++++ DATASET RECORDS

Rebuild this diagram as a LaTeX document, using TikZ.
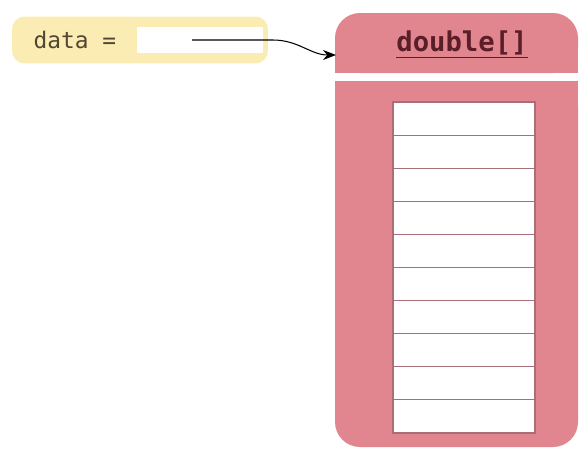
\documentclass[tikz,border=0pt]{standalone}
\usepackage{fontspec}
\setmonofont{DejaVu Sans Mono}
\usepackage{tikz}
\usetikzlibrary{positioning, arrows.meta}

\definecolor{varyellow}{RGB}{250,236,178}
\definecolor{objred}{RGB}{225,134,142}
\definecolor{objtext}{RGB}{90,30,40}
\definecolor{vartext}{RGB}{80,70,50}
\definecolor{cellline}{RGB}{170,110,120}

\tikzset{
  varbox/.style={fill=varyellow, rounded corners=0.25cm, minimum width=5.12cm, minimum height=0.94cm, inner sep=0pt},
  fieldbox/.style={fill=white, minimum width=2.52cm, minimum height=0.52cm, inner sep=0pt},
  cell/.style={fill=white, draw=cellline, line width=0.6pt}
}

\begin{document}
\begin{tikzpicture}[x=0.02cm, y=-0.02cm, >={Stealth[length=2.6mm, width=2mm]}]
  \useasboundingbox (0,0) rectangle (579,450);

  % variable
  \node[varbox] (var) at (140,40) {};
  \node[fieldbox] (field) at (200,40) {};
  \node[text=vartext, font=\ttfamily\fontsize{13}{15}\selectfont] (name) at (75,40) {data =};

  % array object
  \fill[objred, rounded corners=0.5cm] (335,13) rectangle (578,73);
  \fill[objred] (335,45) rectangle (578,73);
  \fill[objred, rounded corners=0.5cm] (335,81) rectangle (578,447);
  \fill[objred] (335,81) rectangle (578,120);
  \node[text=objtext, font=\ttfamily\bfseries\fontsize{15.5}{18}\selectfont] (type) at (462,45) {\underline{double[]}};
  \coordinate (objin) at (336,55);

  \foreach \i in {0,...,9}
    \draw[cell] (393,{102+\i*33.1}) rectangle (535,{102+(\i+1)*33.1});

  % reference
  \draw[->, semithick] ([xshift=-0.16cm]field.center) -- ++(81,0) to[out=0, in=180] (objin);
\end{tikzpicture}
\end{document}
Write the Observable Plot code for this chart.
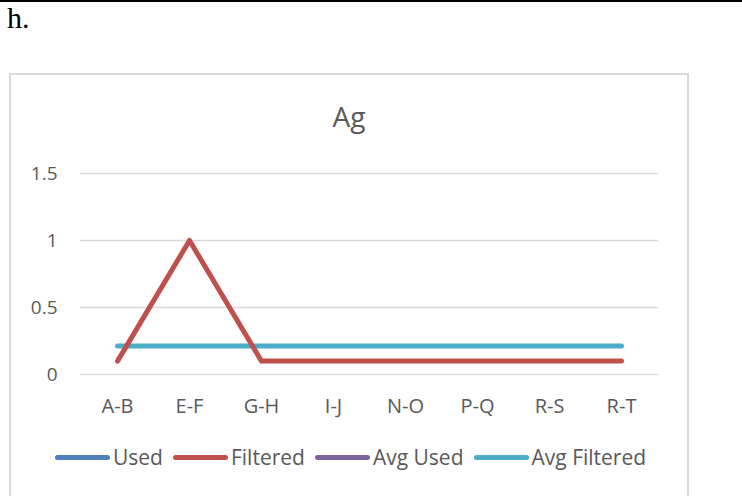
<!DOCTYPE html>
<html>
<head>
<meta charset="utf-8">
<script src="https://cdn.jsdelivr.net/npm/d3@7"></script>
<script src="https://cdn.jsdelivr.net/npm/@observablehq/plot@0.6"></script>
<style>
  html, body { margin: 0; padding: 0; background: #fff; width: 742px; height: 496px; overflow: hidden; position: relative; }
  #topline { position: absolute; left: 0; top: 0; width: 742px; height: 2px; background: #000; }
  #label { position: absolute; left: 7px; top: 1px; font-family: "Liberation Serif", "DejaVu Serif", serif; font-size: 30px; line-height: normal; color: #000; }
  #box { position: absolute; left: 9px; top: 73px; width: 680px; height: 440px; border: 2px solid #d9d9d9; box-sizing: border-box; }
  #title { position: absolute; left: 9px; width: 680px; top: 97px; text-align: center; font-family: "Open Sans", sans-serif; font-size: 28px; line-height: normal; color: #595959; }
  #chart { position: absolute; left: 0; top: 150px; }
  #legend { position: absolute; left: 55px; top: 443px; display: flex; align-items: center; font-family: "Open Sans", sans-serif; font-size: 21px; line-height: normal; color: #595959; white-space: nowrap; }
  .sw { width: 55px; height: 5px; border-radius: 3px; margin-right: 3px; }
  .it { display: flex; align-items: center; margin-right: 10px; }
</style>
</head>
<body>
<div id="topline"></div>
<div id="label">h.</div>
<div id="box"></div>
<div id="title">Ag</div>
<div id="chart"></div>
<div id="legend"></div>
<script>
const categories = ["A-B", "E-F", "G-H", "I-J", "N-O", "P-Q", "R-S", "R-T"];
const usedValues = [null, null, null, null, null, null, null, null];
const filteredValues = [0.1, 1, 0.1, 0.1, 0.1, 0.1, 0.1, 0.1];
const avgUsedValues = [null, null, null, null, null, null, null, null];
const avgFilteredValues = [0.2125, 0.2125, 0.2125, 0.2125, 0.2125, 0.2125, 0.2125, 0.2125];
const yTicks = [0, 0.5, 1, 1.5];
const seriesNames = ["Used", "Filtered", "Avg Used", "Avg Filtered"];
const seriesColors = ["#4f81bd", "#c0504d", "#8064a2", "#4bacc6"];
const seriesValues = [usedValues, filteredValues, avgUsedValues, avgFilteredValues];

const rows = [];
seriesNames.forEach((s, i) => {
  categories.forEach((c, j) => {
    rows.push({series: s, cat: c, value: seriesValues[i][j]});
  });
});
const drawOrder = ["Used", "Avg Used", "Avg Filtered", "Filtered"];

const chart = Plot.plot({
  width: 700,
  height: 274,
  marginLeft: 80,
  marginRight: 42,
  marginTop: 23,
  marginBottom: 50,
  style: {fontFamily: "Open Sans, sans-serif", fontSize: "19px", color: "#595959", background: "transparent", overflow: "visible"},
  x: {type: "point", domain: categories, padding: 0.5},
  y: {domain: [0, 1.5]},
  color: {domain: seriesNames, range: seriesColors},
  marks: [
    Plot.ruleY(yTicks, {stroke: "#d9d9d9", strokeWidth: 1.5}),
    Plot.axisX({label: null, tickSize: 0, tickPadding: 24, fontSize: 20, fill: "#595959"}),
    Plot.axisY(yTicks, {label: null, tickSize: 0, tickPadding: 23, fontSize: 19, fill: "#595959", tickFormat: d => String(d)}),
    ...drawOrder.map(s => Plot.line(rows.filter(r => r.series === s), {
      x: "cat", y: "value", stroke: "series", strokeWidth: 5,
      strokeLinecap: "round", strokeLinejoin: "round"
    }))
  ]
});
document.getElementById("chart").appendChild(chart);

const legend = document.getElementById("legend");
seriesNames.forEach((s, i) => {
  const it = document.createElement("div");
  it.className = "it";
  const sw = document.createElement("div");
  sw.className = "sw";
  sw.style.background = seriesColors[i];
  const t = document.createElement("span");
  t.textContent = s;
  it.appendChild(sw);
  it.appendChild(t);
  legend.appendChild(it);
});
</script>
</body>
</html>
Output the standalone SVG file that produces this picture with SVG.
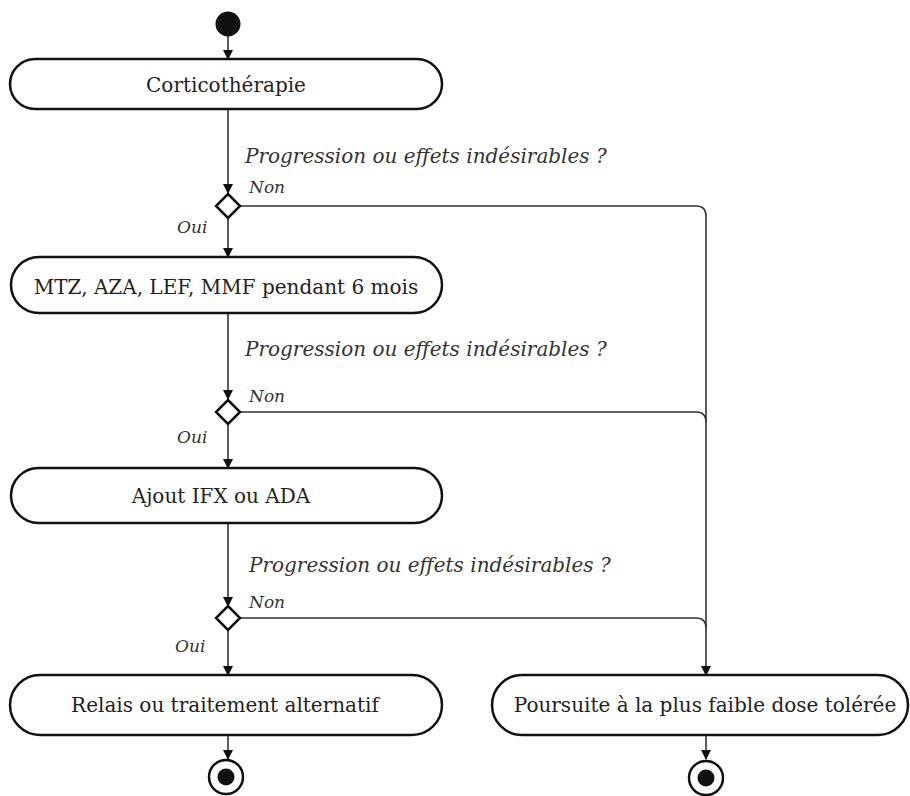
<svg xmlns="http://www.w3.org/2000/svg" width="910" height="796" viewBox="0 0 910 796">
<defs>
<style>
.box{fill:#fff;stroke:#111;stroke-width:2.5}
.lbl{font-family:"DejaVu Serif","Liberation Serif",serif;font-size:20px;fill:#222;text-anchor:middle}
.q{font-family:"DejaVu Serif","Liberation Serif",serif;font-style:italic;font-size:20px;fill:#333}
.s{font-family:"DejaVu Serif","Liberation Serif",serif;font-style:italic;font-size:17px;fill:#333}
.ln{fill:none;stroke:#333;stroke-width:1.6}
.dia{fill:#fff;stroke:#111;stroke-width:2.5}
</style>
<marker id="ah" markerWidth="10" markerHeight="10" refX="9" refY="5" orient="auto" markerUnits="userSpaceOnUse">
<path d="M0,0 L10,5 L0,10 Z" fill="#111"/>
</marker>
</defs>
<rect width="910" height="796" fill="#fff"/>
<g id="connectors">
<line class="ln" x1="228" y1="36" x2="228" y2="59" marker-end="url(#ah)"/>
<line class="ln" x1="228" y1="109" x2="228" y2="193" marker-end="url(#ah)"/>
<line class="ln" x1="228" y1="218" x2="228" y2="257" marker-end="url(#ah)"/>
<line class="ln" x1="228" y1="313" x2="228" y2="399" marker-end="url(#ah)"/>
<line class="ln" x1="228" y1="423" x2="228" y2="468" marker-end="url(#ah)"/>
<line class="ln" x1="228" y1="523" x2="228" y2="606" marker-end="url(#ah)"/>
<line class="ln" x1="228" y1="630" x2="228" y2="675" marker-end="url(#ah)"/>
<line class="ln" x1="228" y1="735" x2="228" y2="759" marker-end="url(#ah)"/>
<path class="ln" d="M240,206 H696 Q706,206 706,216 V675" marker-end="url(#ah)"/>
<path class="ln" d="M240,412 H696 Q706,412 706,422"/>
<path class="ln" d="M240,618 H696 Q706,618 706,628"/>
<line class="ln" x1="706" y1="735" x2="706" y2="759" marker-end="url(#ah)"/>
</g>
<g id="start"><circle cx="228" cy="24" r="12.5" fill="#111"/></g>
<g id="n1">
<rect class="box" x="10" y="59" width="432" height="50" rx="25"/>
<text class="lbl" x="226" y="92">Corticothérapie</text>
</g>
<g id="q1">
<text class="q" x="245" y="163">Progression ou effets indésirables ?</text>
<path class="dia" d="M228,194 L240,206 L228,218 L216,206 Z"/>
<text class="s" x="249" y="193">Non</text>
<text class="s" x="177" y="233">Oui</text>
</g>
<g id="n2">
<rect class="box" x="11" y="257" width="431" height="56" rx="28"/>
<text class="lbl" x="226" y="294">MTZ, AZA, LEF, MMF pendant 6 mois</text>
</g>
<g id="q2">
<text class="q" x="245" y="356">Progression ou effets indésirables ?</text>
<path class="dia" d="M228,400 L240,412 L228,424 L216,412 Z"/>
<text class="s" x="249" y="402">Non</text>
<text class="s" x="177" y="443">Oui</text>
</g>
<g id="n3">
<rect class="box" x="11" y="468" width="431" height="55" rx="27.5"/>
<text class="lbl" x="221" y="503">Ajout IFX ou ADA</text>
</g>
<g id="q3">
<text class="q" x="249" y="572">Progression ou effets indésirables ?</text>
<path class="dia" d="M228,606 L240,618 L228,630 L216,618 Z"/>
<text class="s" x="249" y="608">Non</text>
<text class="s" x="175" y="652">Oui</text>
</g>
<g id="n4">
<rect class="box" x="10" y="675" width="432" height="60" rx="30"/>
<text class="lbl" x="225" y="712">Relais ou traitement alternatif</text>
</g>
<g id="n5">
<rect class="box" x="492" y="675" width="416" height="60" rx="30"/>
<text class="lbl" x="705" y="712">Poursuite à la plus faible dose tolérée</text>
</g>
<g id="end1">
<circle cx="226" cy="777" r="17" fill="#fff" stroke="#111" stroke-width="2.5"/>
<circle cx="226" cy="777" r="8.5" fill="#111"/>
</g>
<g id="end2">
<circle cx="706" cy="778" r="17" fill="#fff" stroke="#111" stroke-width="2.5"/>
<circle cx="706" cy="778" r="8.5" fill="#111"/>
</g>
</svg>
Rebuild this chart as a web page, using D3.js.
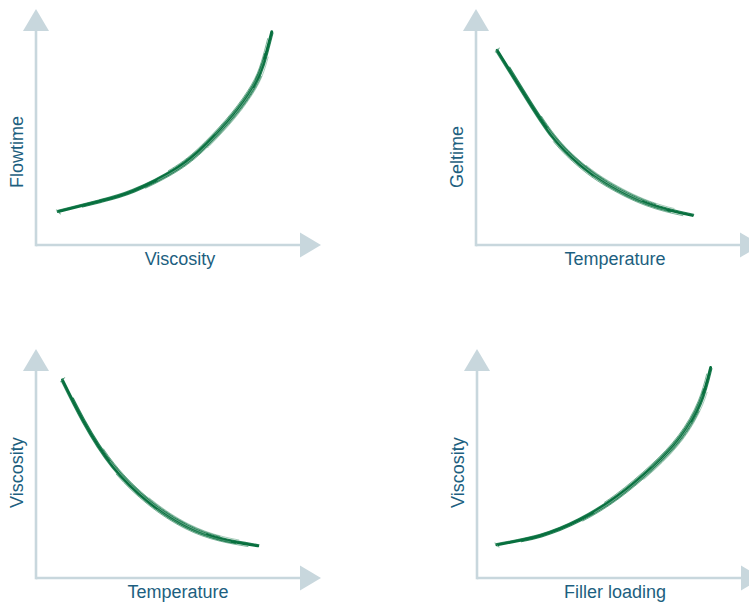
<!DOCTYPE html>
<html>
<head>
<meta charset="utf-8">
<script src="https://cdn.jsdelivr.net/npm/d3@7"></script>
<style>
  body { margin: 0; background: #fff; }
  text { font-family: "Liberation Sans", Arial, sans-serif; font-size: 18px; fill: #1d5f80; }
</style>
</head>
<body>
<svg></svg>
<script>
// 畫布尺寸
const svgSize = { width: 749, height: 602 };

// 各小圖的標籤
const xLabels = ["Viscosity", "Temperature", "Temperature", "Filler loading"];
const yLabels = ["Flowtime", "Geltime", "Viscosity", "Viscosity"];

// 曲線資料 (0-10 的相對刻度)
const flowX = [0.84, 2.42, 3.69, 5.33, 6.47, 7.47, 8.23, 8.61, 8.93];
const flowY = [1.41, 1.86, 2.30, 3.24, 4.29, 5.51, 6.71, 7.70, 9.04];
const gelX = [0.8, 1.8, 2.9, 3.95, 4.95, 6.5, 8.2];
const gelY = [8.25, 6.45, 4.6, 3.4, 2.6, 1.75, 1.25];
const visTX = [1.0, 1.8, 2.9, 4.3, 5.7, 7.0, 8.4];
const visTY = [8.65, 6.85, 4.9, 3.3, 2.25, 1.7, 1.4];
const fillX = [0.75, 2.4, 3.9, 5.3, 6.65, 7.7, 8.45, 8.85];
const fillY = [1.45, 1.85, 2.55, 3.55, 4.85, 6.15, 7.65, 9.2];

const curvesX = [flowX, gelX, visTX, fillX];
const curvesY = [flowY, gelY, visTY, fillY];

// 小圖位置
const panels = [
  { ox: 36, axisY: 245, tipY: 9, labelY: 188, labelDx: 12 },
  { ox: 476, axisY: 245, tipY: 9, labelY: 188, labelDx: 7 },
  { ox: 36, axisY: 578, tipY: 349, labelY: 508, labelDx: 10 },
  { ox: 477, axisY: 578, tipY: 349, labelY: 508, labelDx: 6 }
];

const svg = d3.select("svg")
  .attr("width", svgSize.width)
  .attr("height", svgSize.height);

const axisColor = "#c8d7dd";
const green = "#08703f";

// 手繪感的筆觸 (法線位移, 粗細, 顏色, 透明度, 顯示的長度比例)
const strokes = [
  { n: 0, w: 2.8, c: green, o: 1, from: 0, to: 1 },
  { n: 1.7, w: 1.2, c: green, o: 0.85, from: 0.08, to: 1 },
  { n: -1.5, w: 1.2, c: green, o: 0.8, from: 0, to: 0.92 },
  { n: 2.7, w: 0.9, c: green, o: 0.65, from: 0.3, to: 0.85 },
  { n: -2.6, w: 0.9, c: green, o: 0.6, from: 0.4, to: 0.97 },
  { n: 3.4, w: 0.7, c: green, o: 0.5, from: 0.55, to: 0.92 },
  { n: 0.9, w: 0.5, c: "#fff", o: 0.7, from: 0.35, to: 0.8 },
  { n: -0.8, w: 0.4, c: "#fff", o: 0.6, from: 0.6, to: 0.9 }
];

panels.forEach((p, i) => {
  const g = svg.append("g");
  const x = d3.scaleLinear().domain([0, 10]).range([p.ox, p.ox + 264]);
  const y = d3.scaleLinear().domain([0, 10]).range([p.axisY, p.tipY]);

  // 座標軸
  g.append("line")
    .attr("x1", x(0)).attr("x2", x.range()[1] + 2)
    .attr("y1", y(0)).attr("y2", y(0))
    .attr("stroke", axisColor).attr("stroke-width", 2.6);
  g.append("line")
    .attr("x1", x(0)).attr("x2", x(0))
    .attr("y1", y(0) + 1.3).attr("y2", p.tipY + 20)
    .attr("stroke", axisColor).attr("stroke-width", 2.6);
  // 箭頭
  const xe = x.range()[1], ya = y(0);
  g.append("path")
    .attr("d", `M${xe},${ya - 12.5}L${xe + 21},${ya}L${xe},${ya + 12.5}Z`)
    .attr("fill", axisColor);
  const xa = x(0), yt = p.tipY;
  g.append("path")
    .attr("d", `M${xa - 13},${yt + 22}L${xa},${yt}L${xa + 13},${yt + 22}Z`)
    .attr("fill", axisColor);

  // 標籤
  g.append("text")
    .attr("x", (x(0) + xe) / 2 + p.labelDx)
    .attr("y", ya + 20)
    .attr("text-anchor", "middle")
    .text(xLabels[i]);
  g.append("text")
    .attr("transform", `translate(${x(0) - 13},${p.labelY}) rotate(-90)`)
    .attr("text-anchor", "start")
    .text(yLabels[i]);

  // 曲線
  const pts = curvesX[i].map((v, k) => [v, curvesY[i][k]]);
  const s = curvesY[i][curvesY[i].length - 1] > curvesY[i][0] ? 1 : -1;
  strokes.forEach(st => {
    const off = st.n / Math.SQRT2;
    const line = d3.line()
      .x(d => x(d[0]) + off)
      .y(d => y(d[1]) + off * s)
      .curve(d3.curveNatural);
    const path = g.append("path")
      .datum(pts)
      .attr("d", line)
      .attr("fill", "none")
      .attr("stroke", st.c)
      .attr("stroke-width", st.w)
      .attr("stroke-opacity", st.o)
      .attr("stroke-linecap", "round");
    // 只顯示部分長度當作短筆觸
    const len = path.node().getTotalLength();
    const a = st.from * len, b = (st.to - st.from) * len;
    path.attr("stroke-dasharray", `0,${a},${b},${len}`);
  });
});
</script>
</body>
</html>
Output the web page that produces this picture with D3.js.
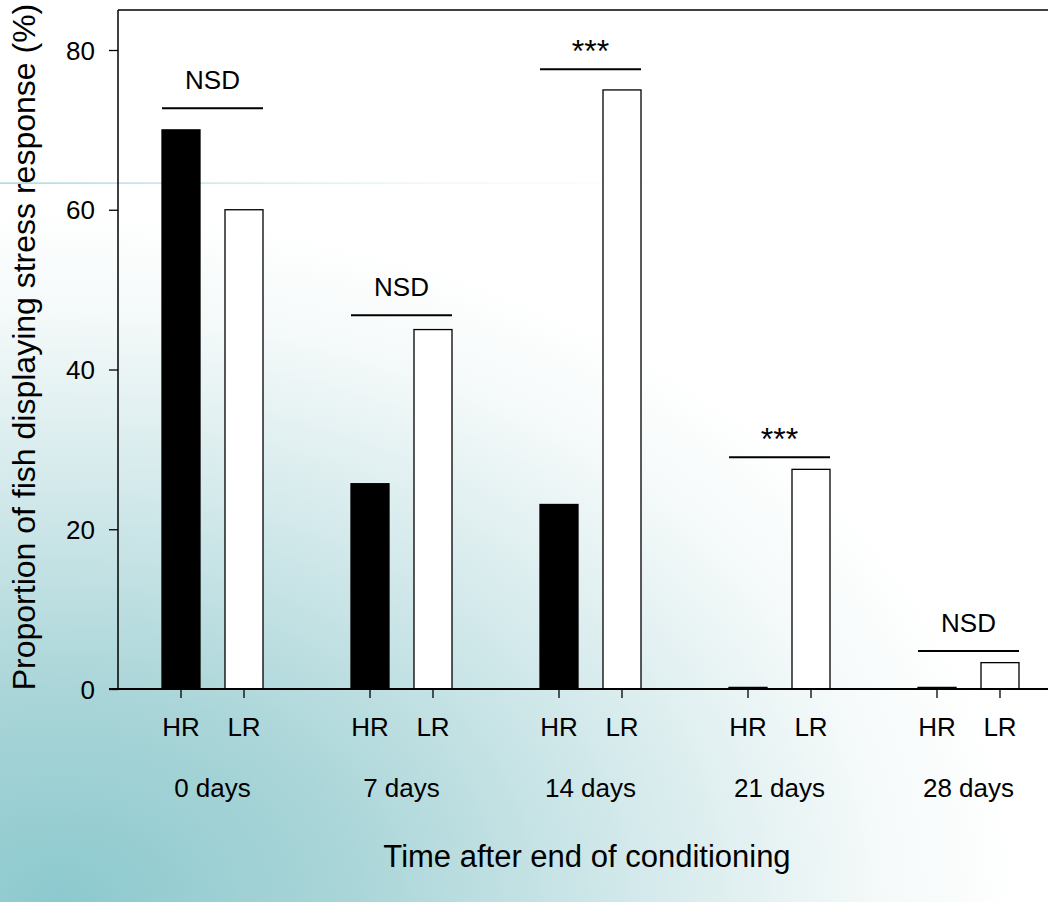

++++++++

▶ [INSTRUCTIONS FOR THE TASK] Pull out all lines from the entries above in which the word "this" appears.

▶ [WRITTEN REPLY]
Rebuild this diagram as a LaTeX document, using TikZ.
Write the Observable Plot code for this chart.
Output the standalone SVG file that produces this picture with SVG.
Rebuild this chart as a web page, using D3.js.
Output the web page that produces this picture with D3.js.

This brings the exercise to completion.